Выбрать главу

Мама воспринимала значения поступков по словарю, отличному от нашего, и в соответствии с некими уникальными для нее одной грамматическими правилами. Выводы она делала не логически, а автоматически. Мы все понимаем разговорный язык без сознательного применения грамматики; она точно так же понимала сообщения мира, адресованные ей, — без всякого осознания, что предыдущий жизненный опыт навеки изменил ее ожидания. Мама так и не признала, что ее восприятие исказил неискоренимый страх, что справедливость, вероятность и логика могут утерять силу и значение в любой момент. Сколько бы я ни призывал ее сходить к психологу, она всякий раз поднимала на смех мои предложения и отказывалась считать, что ее прошлое имеет хоть какое-то негативное воздействие на ее восприятие настоящего. «Да ладно, — отвечал я. — Отчего тогда никто из родителей моих друзей не обвиняет их соседей в том, что они сговорились скрывать их гибель?»

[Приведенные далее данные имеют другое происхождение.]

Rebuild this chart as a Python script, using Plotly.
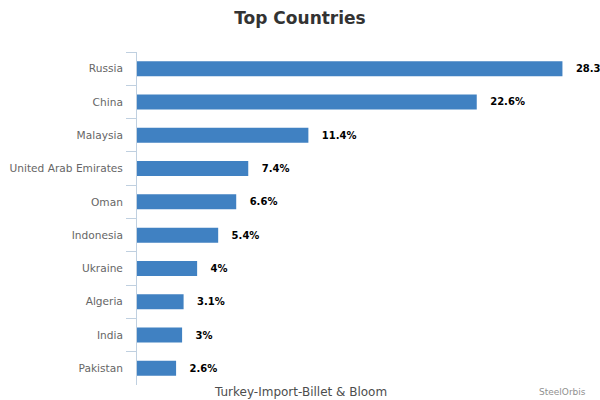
import plotly.graph_objects as go

countries = ["Russia", "China", "Malaysia", "United Arab Emirates", "Oman",
             "Indonesia", "Ukraine", "Algeria", "India", "Pakistan"]
shares = [28.3, 22.6, 11.4, 7.4, 6.6, 5.4, 4, 3.1, 3, 2.6]

FONT = "DejaVu Sans"
AXIS = "#C0D0E0"

W, H = 600, 400
L, R, T, B = 137, 12, 52, 15
PW, PH = W - L - R, H - T - B

fig = go.Figure(go.Bar(
    x=shares, y=countries, orientation="h",
    marker=dict(color="#4081C2", line=dict(width=0)),
    width=0.45,
    text=[f"{v:g}%" for v in shares],
    texttemplate="   %{text}",
    textposition="outside",
    textfont=dict(family=FONT, size=10, color="#000000", weight="bold"),
    cliponaxis=False,
    hoverinfo="skip",
))

fig.update_layout(
    width=W, height=H,
    margin=dict(l=L, r=R, t=T, b=B),
    paper_bgcolor="white", plot_bgcolor="white",
    showlegend=False,
    font=dict(family=FONT),
    title=dict(text="<b>Top Countries</b>", x=0.5, xanchor="center",
               y=1 - 18 / H, yanchor="middle",
               font=dict(family=FONT, size=17, color="#333333")),
    xaxis=dict(range=[0, 30], visible=False, fixedrange=True),
    yaxis=dict(autorange="reversed", showline=True, linecolor=AXIS, linewidth=1,
               ticks="outside", tickson="boundaries", ticklen=10, tickcolor=AXIS,
               ticklabelstandoff=11, automargin=False,
               tickfont=dict(family=FONT, size=10.6, color="#666666"),
               showgrid=False, zeroline=False, fixedrange=True),
)

# axis title under the bars and the credits line
fig.add_annotation(text="Turkey-Import-Billet & Bloom", xref="paper", yref="paper",
                   x=(300 - L) / PW, y=-(392 - 385) / PH,
                   yanchor="middle", xanchor="center", showarrow=False,
                   font=dict(family=FONT, size=12, color="#4D4D4D"))
fig.add_annotation(text="SteelOrbis", xref="paper", yref="paper",
                   x=(588 - L) / PW, y=-(392 - 385) / PH,
                   xanchor="right", yanchor="middle", showarrow=False,
                   font=dict(family=FONT, size=9, color="#909090"))

# drop the default body margin so the 600x400 figure fills the window exactly
fig.write_html("out.html", config={"displayModeBar": False},
               post_script="document.body.style.margin='0';"
                           "document.body.style.overflow='hidden';")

У каждого из нас есть скрытые системы координат — хорошо, если не настолько экстремальные, — из которых произрастает наш образ мыслей и поведение. Нам всегда кажется, что действия и переживания укоренены в сознательном мышлении, — и, в точности как моей маме, нам трудно принять, что в нас есть силы, действующие за кулисами сознания. Но их незримость не уменьшает их влияния. В прошлом много рассуждали о бессознательном, но мозг всегда оставался черным ящиком, а его работа — недоступной для понимания. Современная революция нашего мышления о бессознательном произошла потому, что при помощи современных инструментов мы можем наблюдать, как структуры и подструктуры мозга генерируют чувства и эмоции. Мы можем измерить электропроводность отдельных нейронов, разобраться в нервной деятельности, формирующей мысли человека. В наши дни ученые не ограничиваются разговорами с моей мамой и догадками о том, как ее предыдущий опыт повлиял на нее, — они могут определить, какая область мозга претерпела изменения, последовавшие за болезненными переживаниями ее юности, и понять, как эти переживания вызывают физические перемены в отделах мозга, чувствительных к стрессу[19].

Современная концепция бессознательного, основанная на подобных исследованиях и замерах, часто называется «новым бессознательным» — чтобы отличать его от бессознательного, которое популяризовал невролог Зигмунд Фрейд, впоследствии ставший клиническим врачом. Фрейд внес замечательный вклад в неврологию, невропатологию и анестезию[20]. Он, к примеру, предложил применять хлорид золота для маркировки нервных тканей и использовал эту методику в изучении нервных взаимодействий между продолговатым мозгом, или луковицей, находящимся в стволе головного мозга, и мозжечком. В этих исследованиях Фрейд сильно обогнал свое время: пройдет не один десяток лет, прежде чем ученые осознают важность взаимосвязей внутри мозга и разработают инструменты для его изучения. Но сам Фрейд недолго увлекался этими исследованиями и вскоре переключился на клиническую практику. Пользуя пациентов, Фрейд пришел к верному выводу: их поведением в существенной степени управляют неосознаваемые ментальные процессы. Не имея приборов для научного подтверждения этого заключения, Фрейд просто беседовал со своими пациентами, пытался вытянуть из них, что же происходит в укромных уголках их ума, наблюдал за ними и строил предположения, которые казались ему резонными. Но мы увидим, что такие методы ненадежны, и многие бессознательные процессы никоим образом не могут быть выявлены терапевтическим самоанализом, поскольку проявляются в областях мозга, не доступных сознательному уму. Поэтому-то Фрейд по большей части попадал пальцем в небо.